In high school, I was often terrified to play in organized basketball games. Don’t get me wrong, I loved to play basketball and to this day it is one of my favorite activities. But something made me go stiff the moment a referee and a coach were involved. The primary reason I survived four years of high school basketball was because of prayer and the support of my family and friends.
For this reason, faith and family have always gone together in my post-high school experiences in organized basketball, primarily as the coach of my younger brother’s junior high and junior varsity team for three years. Faith, while not significant in all ball players’ minds, certainly means a great deal to me, which is why I was thrilled to read this story by ESPN.com senior writer Pat Forde on the faith and tattoos of Duke guard J.J. Redick:
“I didn’t get tattoos so other people would say, ‘Oh, J.J.’s got tattoos. He’s got a basketball on his arm that says King of the Court,’ or something like that,” Redick said. “I got a tattoo for me. It’s a constant reminder, every day, of what God has done and what he will do in my life.”
The reminders are etched upon the senior guard’s lean torso — one on his chest, one on his abdomen.
The script lettering on his stomach reads, “Isaiah 40:31,” referring to this Bible verse: But they that wait upon the Lord shall renew their strength; they shall mount up with wings as eagles they shall run, and not be weary; and they shall walk, and not faint.
The other tattoo, on his chest, came first. It’s the Japanese word for courage, and beneath it is reference to another Bible verse, Joshua 1:9. That one reads: Be strong and of good courage; do not be afraid, nor be dismayed, for the Lord your God is with you wherever you go.
That’s the tat he got with grandma. And if there is one thing you can say about J.J. Redick, it’s this: He’s got basketball courage.
Courage is a tricky thing on a basketball court. Courage can quickly turn into cockiness detrimental to the team. I was privileged to see Redick drop 41 in a losing effort to Georgetown University last month, and I was struck not only by his ability to drill 3-pointers from 25 feet out with two guys in his face, but also his poise and unselfish behavior. Nevertheless, a big reason I believe Georgetown won was because Redick did not have the ball in his hands at the end of the game.
Redick’s faith, his upbringing in a household of five homeschooled children, his struggles in his first two years at college — away from the comforts and protection of home — his recommitment to disciplining his life and his personal faith in God all make for a great story. While Pat Forde isn’t in your face about Redick’s faith in Christ, he certainly does not attempt to play it down or avoid it like some sportswriters are inclined to do.
Here’s more on Redick’s faith and his claim to fame as the world’s most hated basketball player (as of Saturday, he became the ACC’s all-time scoring leader to go along with his NCAA record 3-pointers and his all-time leading scorer status at Duke University):
It takes courage to embrace the burden of potential failure and hoist shots at the moments of maximum pressure.
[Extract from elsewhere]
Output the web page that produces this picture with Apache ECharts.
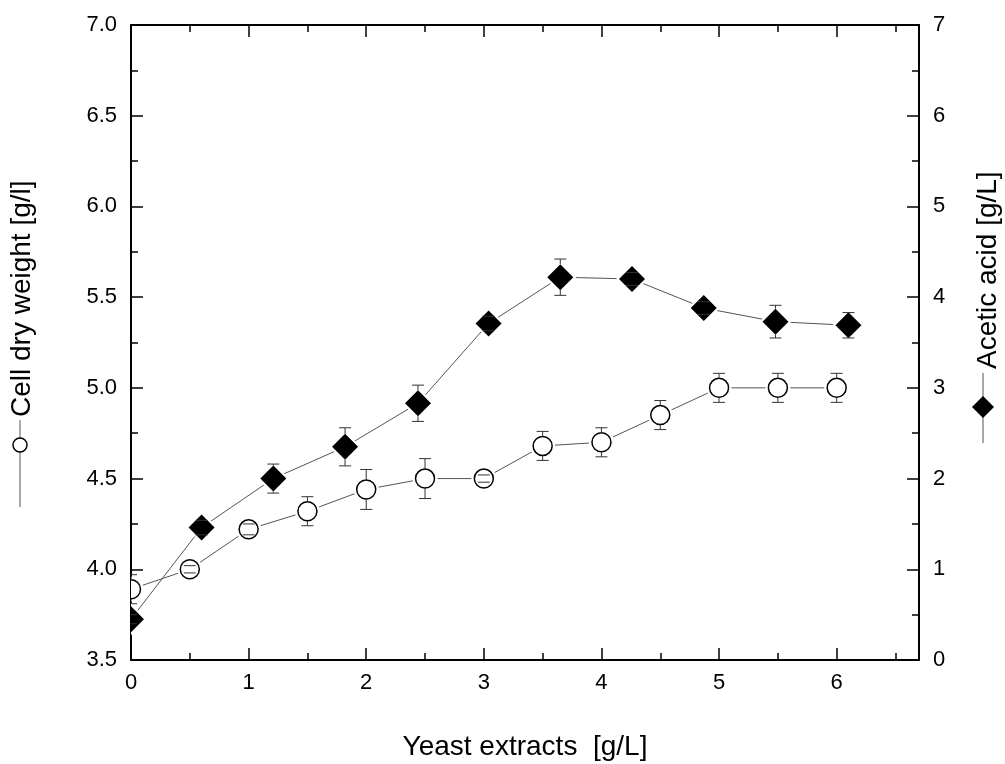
<!DOCTYPE html>
<html>
<head>
<meta charset="utf-8">
<script src="https://cdn.jsdelivr.net/npm/echarts@6/dist/echarts.min.js"></script>
<style>
  html, body { margin: 0; padding: 0; background: #fff; }
  #chart { width: 1005px; height: 764px; }
</style>
</head>
<body>
<div id="chart"></div>
<script>
// Cell dry weight (left axis), open circles
const cellX = [0, 0.5, 1, 1.5, 2, 2.5, 3, 3.5, 4, 4.5, 5, 5.5, 6];
const cellY = [3.89, 4.00, 4.22, 4.32, 4.44, 4.50, 4.50, 4.68, 4.70, 4.85, 5.00, 5.00, 5.00];
const cellErr = [0.08, 0.02, 0.03, 0.08, 0.11, 0.11, 0.02, 0.08, 0.08, 0.08, 0.08, 0.08, 0.08];

// Acetic acid (right axis), filled diamonds
const acidX = [0, 0.60, 1.21, 1.82, 2.44, 3.04, 3.65, 4.26, 4.87, 5.48, 6.10];
const acidY = [0.45, 1.46, 2.00, 2.35, 2.83, 3.71, 4.22, 4.20, 3.88, 3.73, 3.69];
const acidErr = [0.05, 0.08, 0.16, 0.21, 0.20, 0.08, 0.20, 0.07, 0.07, 0.18, 0.14];

// Tick positions
const xMajor = [0, 1, 2, 3, 4, 5, 6];
const xMinor = [0.5, 1.5, 2.5, 3.5, 4.5, 5.5, 6.5];

const FONT = '"Liberation Sans", Arial, sans-serif';

const cellData = cellX.map((x, i) => [x, cellY[i], cellErr[i]]);
const acidData = acidX.map((x, i) => [x, acidY[i], acidErr[i]]);

const diamond = (cx, cy, r) => [[cx - r, cy], [cx, cy - r], [cx + r, cy], [cx, cy + r]];

// Marker + error bar drawn with the series' own axes
const makeRender = (kind) => (params, api) => {
  const x = api.value(0), y = api.value(1), e = api.value(2);
  const c = api.coord([x, y]);
  const top = api.coord([x, y + e])[1];
  const bot = api.coord([x, y - e])[1];
  const r = kind === 'circle' ? 9.5 : 13;
  const cap = 6;
  const bar = { stroke: '#333', lineWidth: 1 };
  const children = [];

  if (kind === 'circle') {
    children.push({ type: 'circle', shape: { cx: c[0], cy: c[1], r: r + 3 }, style: { fill: '#fff' } });
    children.push({ type: 'circle', shape: { cx: c[0], cy: c[1], r: r }, style: { fill: '#fff', stroke: '#000', lineWidth: 1.5 } });
  } else {
    children.push({ type: 'polygon', shape: { points: diamond(c[0], c[1], r + 3) }, style: { fill: '#fff' } });
    children.push({ type: 'polygon', shape: { points: diamond(c[0], c[1], r) }, style: { fill: '#000' } });
  }

  if (c[1] - top > r) {
    children.push({ type: 'line', shape: { x1: c[0], y1: c[1] - r, x2: c[0], y2: top }, style: bar });
    children.push({ type: 'line', shape: { x1: c[0], y1: bot, x2: c[0], y2: c[1] + r }, style: bar });
  }
  children.push({ type: 'line', shape: { x1: c[0] - cap, y1: top, x2: c[0] + cap, y2: top }, style: bar });
  children.push({ type: 'line', shape: { x1: c[0] - cap, y1: bot, x2: c[0] + cap, y2: bot }, style: bar });

  return { type: 'group', children };
};

const axisLine = { show: true, onZero: false, lineStyle: { color: '#000', width: 2 } };

const xAxisBase = (position, ticks, len, withLine) => ({
  type: 'value',
  position: position,
  min: 0,
  max: 6.7,
  axisLine: withLine ? axisLine : { show: false },
  axisTick: { show: true, inside: true, length: len, customValues: ticks, lineStyle: { color: '#000', width: 1.5 } },
  axisLabel: { show: false },
  splitLine: { show: false }
});

const xBottom = xAxisBase('bottom', xMajor, 12, true);
xBottom.axisLabel = {
  show: true,
  customValues: xMajor,
  margin: 12,
  color: '#000',
  fontSize: 22,
  fontFamily: FONT
};
xBottom.name = 'Yeast extracts  [g/L]';
xBottom.nameLocation = 'middle';
xBottom.nameGap = 73;
xBottom.nameTextStyle = { color: '#000', fontSize: 28, fontFamily: FONT };

const yAxisBase = (position, min, max, interval, fmt) => ({
  type: 'value',
  position: position,
  min: min,
  max: max,
  interval: interval,
  axisLine: axisLine,
  axisTick: { show: true, inside: true, length: 12, lineStyle: { color: '#000', width: 1.5 } },
  minorTick: { show: true, splitNumber: 2, length: 7, lineStyle: { color: '#000', width: 1.5 } },
  axisLabel: { show: true, margin: 14, color: '#000', fontSize: 22, fontFamily: FONT, formatter: fmt },
  splitLine: { show: false }
});

const option = {
  animation: false,
  backgroundColor: '#fff',
  grid: { left: 131, right: 86, top: 25, bottom: 104, containLabel: false, outerBoundsMode: 'none' },
  xAxis: [
    xBottom,
    xAxisBase('bottom', xMinor, 7, false),
    xAxisBase('top', xMajor, 12, true),
    xAxisBase('top', xMinor, 7, false)
  ],
  yAxis: [
    yAxisBase('left', 3.5, 7, 0.5, (v) => v.toFixed(1)),
    yAxisBase('right', 0, 7, 1, (v) => String(v))
  ],
  graphic: [
    {
      type: 'group', x: 20, y: 507, rotation: Math.PI / 2,
      children: [
        { type: 'line', shape: { x1: 0, y1: 0, x2: 87, y2: 0 }, style: { stroke: '#555', lineWidth: 1 } },
        { type: 'circle', shape: { cx: 62, cy: 0, r: 7 }, style: { fill: '#fff', stroke: '#000', lineWidth: 1.5 } },
        { type: 'text', x: 90, y: 2, style: { text: 'Cell dry weight [g/l]', font: '28px ' + FONT, fill: '#000', align: 'left', verticalAlign: 'middle' } }
      ]
    },
    {
      type: 'group', x: 983, y: 443, rotation: Math.PI / 2,
      children: [
        { type: 'line', shape: { x1: 0, y1: 0, x2: 70, y2: 0 }, style: { stroke: '#555', lineWidth: 1 } },
        { type: 'polygon', shape: { points: diamond(36, 0, 11) }, style: { fill: '#000' } },
        { type: 'text', x: 74, y: 5, style: { text: 'Acetic acid [g/L]', font: '28px ' + FONT, fill: '#000', align: 'left', verticalAlign: 'middle' } }
      ]
    }
  ],
  series: [
    {
      name: 'Cell dry weight',
      type: 'line',
      xAxisIndex: 0,
      yAxisIndex: 0,
      data: cellData.map(d => [d[0], d[1]]),
      showSymbol: false,
      lineStyle: { color: '#555', width: 1 },
      z: 2
    },
    {
      name: 'Acetic acid',
      type: 'line',
      xAxisIndex: 0,
      yAxisIndex: 1,
      data: acidData.map(d => [d[0], d[1]]),
      showSymbol: false,
      lineStyle: { color: '#555', width: 1 },
      z: 2
    },
    {
      type: 'custom',
      xAxisIndex: 0,
      yAxisIndex: 0,
      data: cellData,
      clip: true,
      renderItem: makeRender('circle'),
      z: 3
    },
    {
      type: 'custom',
      xAxisIndex: 0,
      yAxisIndex: 1,
      data: acidData,
      clip: true,
      renderItem: makeRender('diamond'),
      z: 3
    }
  ]
};

const chart = echarts.init(document.getElementById('chart'), null, { renderer: 'canvas' });
chart.setOption(option);
</script>
</body>
</html>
It takes courage to thrive as the most revered and most reviled college player in America. It takes courage to put your personality out there — the vulnerable poet’s side, the arrogant baller’s side, the unapologetic Christian’s side — for public dissection.
It would be so much easier to assume the dull automaton pose prevalent among today’s college basketball players. Redick doesn’t do easy.
“God’s got to be his comforter,” J.J.’s dad, Ken, said. “There’s got to be times in that spotlight, with that much pressure — and internal pressure from the Duke system of how you have to perform every day — when he couldn’t survive without faith, without being imbued with that spirit.
… After averaging 21.8 points per game last year and being named a first-team All-American, Redick decided he had earned a second trip to the tattoo parlor. That’s when he got the Isaiah 40:31 tat, to commemorate what he called “the best year of my life.”
“I regained my passion for basketball,” Redick said. “My relationships with my family members were as good as they’ve ever been — and my first two years, those were sometimes rocky. I met my girlfriend during that year and regained my spirituality.”
Read the whole article if you enjoy sports. If not, read it anyway to get a feel for one of America’s “Crunchy Christians” who has been reading, according to the article, Rick Warren’s The Purpose Driven Life this winter. And I’ll be watching come March Madness to see whether Redick’s faith draws further attention by the media.